La réduction des arrivées irrégulières sur le territoire européen est souvent mise en avant par la Commission européenne comme un indicateur de réussite de la politique européenne d’asile et d’immigration. Il convient pourtant d’analyser cette dernière plus largement, en s’interrogeant notamment sur la pertinence des réponses apportées par l’UE aux besoins croissants de protection à l’échelle internationale, au regard des engagements de l’UE et de ses Etats membres en matière d’asile.

La baisse des arrivées irrégulières en Union européenne (UE) a été rendue possible par plusieurs éléments de la politique extérieure européenne. D’une part, la déclaration UE-Turquie de mars 2016 a permis de fournir des résultats concrets dans la réduction des flux malgré un nombre toujours plus important de Syriens en exil en Turquie et n’y disposant pas de perspectives durables. En octobre 2015, 6 360 personnes en moyenne arrivaient quotidiennement sur les îles grecques contre 80 personnes en moyenne depuis le 21 mars 2016. Plus largement, le renforcement de la gestion des frontières extérieures a également permis de réduire le nombre d’arrivées grâce aux moyens supplémentaires accordés à Frontex. Enfin, de nouveaux cadres de partenariats de migration ont été initiés en juin 2016 avec les pays tiers d’origine et de transit des migrants pour prévenir la migration illégale, lutter contre les réseaux de passeurs et améliorer les opportunités dans les pays d’origine.

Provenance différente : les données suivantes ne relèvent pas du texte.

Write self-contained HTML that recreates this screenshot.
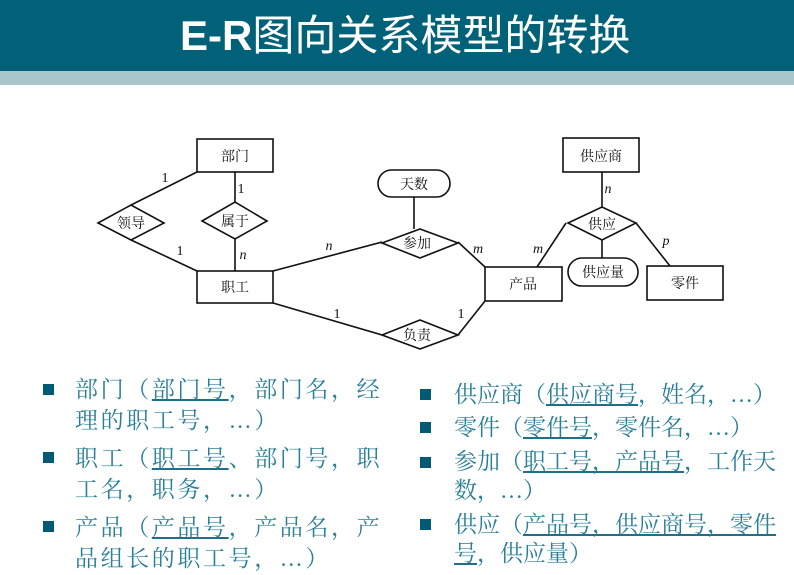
<!DOCTYPE html>
<html><head><meta charset="utf-8"><style>
body{margin:0;width:794px;height:575px;background:#fff;position:relative;overflow:hidden;font-family:"Liberation Serif","Noto Serif CJK SC",serif}
.hd{position:absolute;left:0;top:0;width:794px;height:71px;background:#006179}
.hd2{position:absolute;left:0;top:71px;width:794px;height:14px;background:#a9c6cc}
.title{position:absolute;left:180px;top:7px;color:#fff;font-size:42px;line-height:58px;font-family:"Liberation Sans","Noto Sans CJK SC",sans-serif;white-space:nowrap}
.t{position:absolute;color:#2a7f98;font-size:23px;line-height:30px;white-space:nowrap}
.l{letter-spacing:2.6px}
.b{position:absolute;width:11px;height:11px;background:#005a73}
u{text-decoration-color:#1f6f88}
svg text{font-family:"Liberation Serif","Noto Serif CJK SC",serif}
</style></head><body>
<div class="hd"></div><div class="hd2"></div>
<div class="title"><b>E-R</b>图向关系模型的转换</div>
<svg width="794" height="575" style="position:absolute;left:0;top:0" stroke="#111" stroke-width="1.6" fill="none">
<rect x="197" y="139" width="76" height="33" fill="#fff"/>
<rect x="197" y="271" width="76" height="32" fill="#fff"/>
<rect x="485" y="267" width="77" height="34" fill="#fff"/>
<rect x="563" y="138" width="76" height="34" fill="#fff"/>
<rect x="647" y="266" width="76" height="34" fill="#fff"/>
<rect x="378" y="170" width="72" height="27" rx="13.5" fill="#fff"/>
<rect x="568" y="258" width="70" height="28" rx="14" fill="#fff"/>
<polyline points="197,172 131,205"/><polyline points="131,240 197,271"/>
<polyline points="235,172 235,202"/><polyline points="235,239 235,271"/>
<polyline points="273,271 382,242"/><polyline points="273,303 382,335"/>
<polyline points="414,197 414,229"/>
<polyline points="458,242 485,267"/><polyline points="458,335 485,301"/>
<polyline points="602,172 602,207"/><polyline points="602,240 602,258"/>
<polyline points="566,223 537,267"/><polyline points="636,223 670,266"/>
<polygon points="98,223 131,205 164,223 131,240" fill="#fff"/>
<polygon points="202,221 235,202 267,221 235,239" fill="#fff"/>
<polygon points="382,243 420,229 458,243 420,258" fill="#fff"/>
<polygon points="382,335 420,320 458,335 420,349" fill="#fff"/>
<polygon points="568,223 602,207 636,223 602,240" fill="#fff"/>
<g fill="#111" stroke="none" font-size="14" text-anchor="middle">
<text x="235" y="161">部门</text><text x="235" y="292">职工</text>
<text x="523" y="289">产品</text><text x="601" y="161">供应商</text>
<text x="685" y="288">零件</text><text x="414" y="189">天数</text>
<text x="603" y="277">供应量</text><text x="131" y="228">领导</text>
<text x="235" y="226">属于</text><text x="417" y="248">参加</text>
<text x="417" y="340">负责</text><text x="602" y="229">供应</text>
<g font-size="14"><text x="165" y="182">1</text><text x="241" y="193">1</text>
<text x="180" y="255">1</text><text x="337" y="318">1</text><text x="461" y="318">1</text>
<g font-style="italic"><text x="243" y="259">n</text><text x="329" y="250">n</text>
<text x="478" y="253">m</text><text x="538" y="253">m</text>
<text x="608" y="193">n</text><text x="666" y="245">p</text></g></g></g>
</svg>
<div class="b" style="left:43px;top:384px"></div>
<div class="b" style="left:43px;top:452px"></div>
<div class="b" style="left:43px;top:521px"></div>
<div class="t l" style="left:75px;top:375px">部门（<u>部门号</u>，部门名，经</div>
<div class="t l" style="left:75px;top:406px">理的职工号，…）</div>
<div class="t l" style="left:75px;top:444px">职工（<u>职工号</u>、部门号，职</div>
<div class="t l" style="left:75px;top:475px">工名，职务，…）</div>
<div class="t l" style="left:75px;top:513px">产品（<u>产品号</u>，产品名，产</div>
<div class="t l" style="left:75px;top:544px">品组长的职工号，…）</div>
<div class="b" style="left:420px;top:389px"></div>
<div class="b" style="left:420px;top:422px"></div>
<div class="b" style="left:420px;top:457px"></div>
<div class="b" style="left:420px;top:519px"></div>
<div class="t" style="left:454px;top:380px">供应商（<u>供应商号</u>，姓名，…）</div>
<div class="t" style="left:454px;top:413px">零件（<u>零件号</u>，零件名，…）</div>
<div class="t" style="left:454px;top:447px">参加（<u>职工号，产品号</u>，工作天</div>
<div class="t" style="left:454px;top:476px">数，…）</div>
<div class="t" style="left:454px;top:510px">供应（<u>产品号，供应商号，零件</u></div>
<div class="t" style="left:454px;top:539px"><u>号</u>，供应量）</div>
</body></html>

La diminution des arrivées s’est traduite par une baisse importante des demandes d’asile en Europe. Le rapport annuel du Bureau européen d’appui en matière d’asile (EASO) publié le 18 juin 2018 relève que 728 470 demandes de protection internationale ont été déposées en 2017 dans l’UE+(1), soit une baisse de 44% par rapport à 2016. Il note que ce chiffre reste cependant supérieur à celui avant la crise de 2015 et souligne le maintien d’une pression migratoire élevée aux frontières extérieures européennes.

Dans son rapport annuel publié en juin 2018 sur les tendances mondiales en matière de déplacements forcés, le Haut-commissariat pour les réfugiés des Nations unies (HCR) met en lumière les besoins croissants de protection et de vulnérabilité des migrants. En 2017, 68,5 millions de personnes ont été forcés de se déplacer suite à des persécutions, des conflits ou des violences généralisés, soit une augmentation de 2,9 millions de personnes par rapport à 2016. Le HCR dénombre parmi eux 25,4 millions de réfugiés, 40 millions de déplacés internes (dans leur propre pays), et 3,1 millions de demandeurs d’asile.

Ainsi alors que les déplacements forcés n’ont jamais été aussi élevés à l’échelle internationale, les orientations politiques visant à freiner les arrivées sont-elles conformes aux engagements pris par l’ensemble des Etats membres de l’UE visant à examiner les besoins de protection de toute personne sollicitant l’asile, y compris lorsqu’elle rejoint un Etat irrégulièrement ?

Le développement de politiques d’asile restrictives ont par ailleurs pour conséquence d’augmenter la dangerosité du parcours migratoire. Si les traversées depuis la Libye vers l’Italie ont diminué, elles se sont avérées de plus en plus périlleuses. Selon le rapport « Voyages du désespoir » publié le 3 septembre 2018 par le HCR, plus de 1 600 personnes ont déjà perdu la vie ou ont disparu cette année en tentant de rejoindre l’Europe. Entre janvier et juillet 2018, une personne sur 18 est décédée ou a disparu lors de la traversée de la Méditerranée, contre une sur 42 au cours de la même période en 2017.

L’Agence de l’UE pour les droits fondamentaux (FRA) relève également dans son rapport annuel d’importants défis en matière de respect des droits fondamentaux malgré la baisse significative des arrivées aux frontières extérieures européennes. Elle pointe notamment une hausse des signalements des comportements abusifs à l’encontre des migrants aux frontières, en particulier sur la route des Balkans occidentaux. La FRA relève également que les politiques de fermeture des frontières ont fortement impacté les migrants restés en Libye, souvent détenus dans des conditions inhumaines et sujets à des actes de torture.

Autant d’éléments qui devraient inciter l’Union européenne et les Etats membres à ne pas seulement analyser l’efficacité et la pertinence des politiques d’asile sous le seul prisme du nombre d’arrivées.

(1) UE+ dénombre les 28 Etats membres de l’Union européen + Norvège + Suisse + Liechtenstein + Islande. Le chiffre dénombre le primo-demandeurs d’asile et les demandes de réexamen.